Stock Market Drop Shocks Japan
ONE by one, the landmarks of Japan's boom-years are falling. The latest is the implicit floor under the Tokyo Stock Exchange that was once thought rock-solid.
The dip of the Nikkei Stock Average to under 20,000 early this week - a level not seen since early 1987 and down nearly half from its peak in late 1989 - has pushed business and political leaders, who thrived off the "bubble economy" of rising stock and real estate prices, to look for an easy culprit.
The presumed villain is Yasushi Mieno, the Bank of Japan governor who openly admits he has tried to wring inflation out of an over-juiced economy by raising interest rates since 1990, while aiming for a "soft landing" for the economy.
While he did start to lower the bank's discount rate last fall, some politicians want him sacked for not easing credit further. With their paper assets depleted, many corporations now long for the days of the late 1980s when credit was cheap.
To his supporters, however, Mr. Mieno is seen as a monetary savior. Many financial analysts predict he will drop the discount rate in coming weeks by either 0.5 or 1.0 percent.
Yesterday, aided in part by speculation that the interest rate cut was imminent, the Nikkei moved back above 20,000, rising 421 points to close at 20,185.
The stock market's long slide into the doldrums has been matched by a weakening economy.
Officially, Japan entered a "growth recession" late last year, moving up at an annual rate of about 2 percent, which may be the lowest in 18 years.
Business bankruptcies have been rising for over a year, and were up 56 percent last month from the previous February, according to a private credit agency, Taikoku Data Bank Ltd.

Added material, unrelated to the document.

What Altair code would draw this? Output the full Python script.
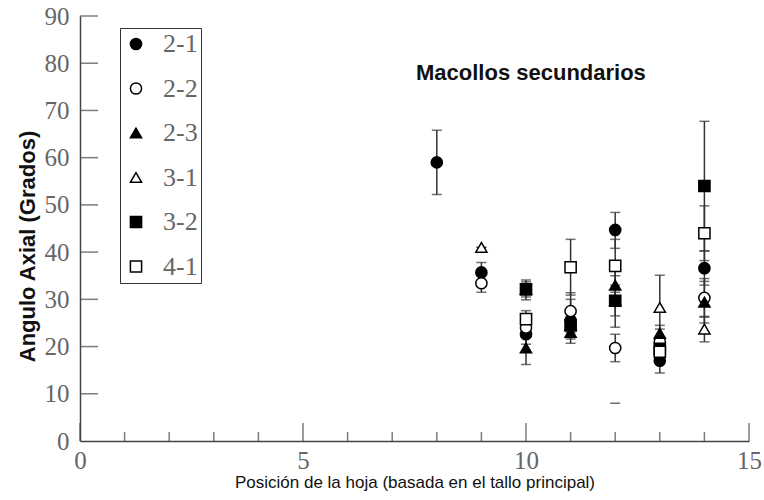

Capital investment has dropped 1 percent and urban land prices are down 20 to 30 percent. And the Bank of Japan's own survey of business confidence showed a sharp drop of 18 points in two months, with more pessimism than optimism toward a once-buoyant economy.
"The situation is fairly serious," says Noboru Hatakeyama, vice minister for international affairs in the Ministry of International Trade and Industry (MITI).
He especially notes a 4 percent drop in the industrial production index from a year ago. He says that while some firms overexpanded investment in the late 1980s, others invested wisely and are not suffering from excessive inventories.
IN fact, Japan's trade surplus continues to soar, and may reach $100 billion this year, touching off more friction with the United States. In January, the surplus more than quadrupled from a year earlier.
"If this trend [of rising trade surpluses] continues," says Mr. Hatakeyama, "it will cause a lot of trouble." Some analysts say the slowdown in the Japanese economy will tempt some firms to unload inventories abroad at below-cost prices, risking charges of illegal dumping.
One unknown is how the stock market slide will affect Japanese commercial banks. They have counted on their securities portfolios to enable them to reach a capital-to-assets ratio of 8 percent by this time next year, the deadline set under new rules of the Bank for International Settlements.
The economic slowdown already has put the hook on Japan's overseas reach. Japanese investment in the US real estate, for instance, fell by 61 percent last year compared with 1990, according to the accounting firm of Kenneth Leventhal & Co.
The political heat on Mieno to lower interest rates forced Prime Minister Kiichi Miyazawa to come to his aid last week and remind colleagues of the central bank's independence. And Finance Minister Tsutomu Hata, like Mieno himself, asserted Monday that Japan's economy is poised for recovery by year-end.
"Even though more and more people feel the economy is slowing, economic fundamentals look relatively strong," Mr. Hata said.
In fact, the prime minister said the stock market dip was a "temporary" phenomena as companies unload stocks before the end of their fiscal year, March 31, in order to make their financial accounts look good to stockholders.
Still, Mr. Miyazawa hopes to stimulate the economy by speeding up government spending on public works.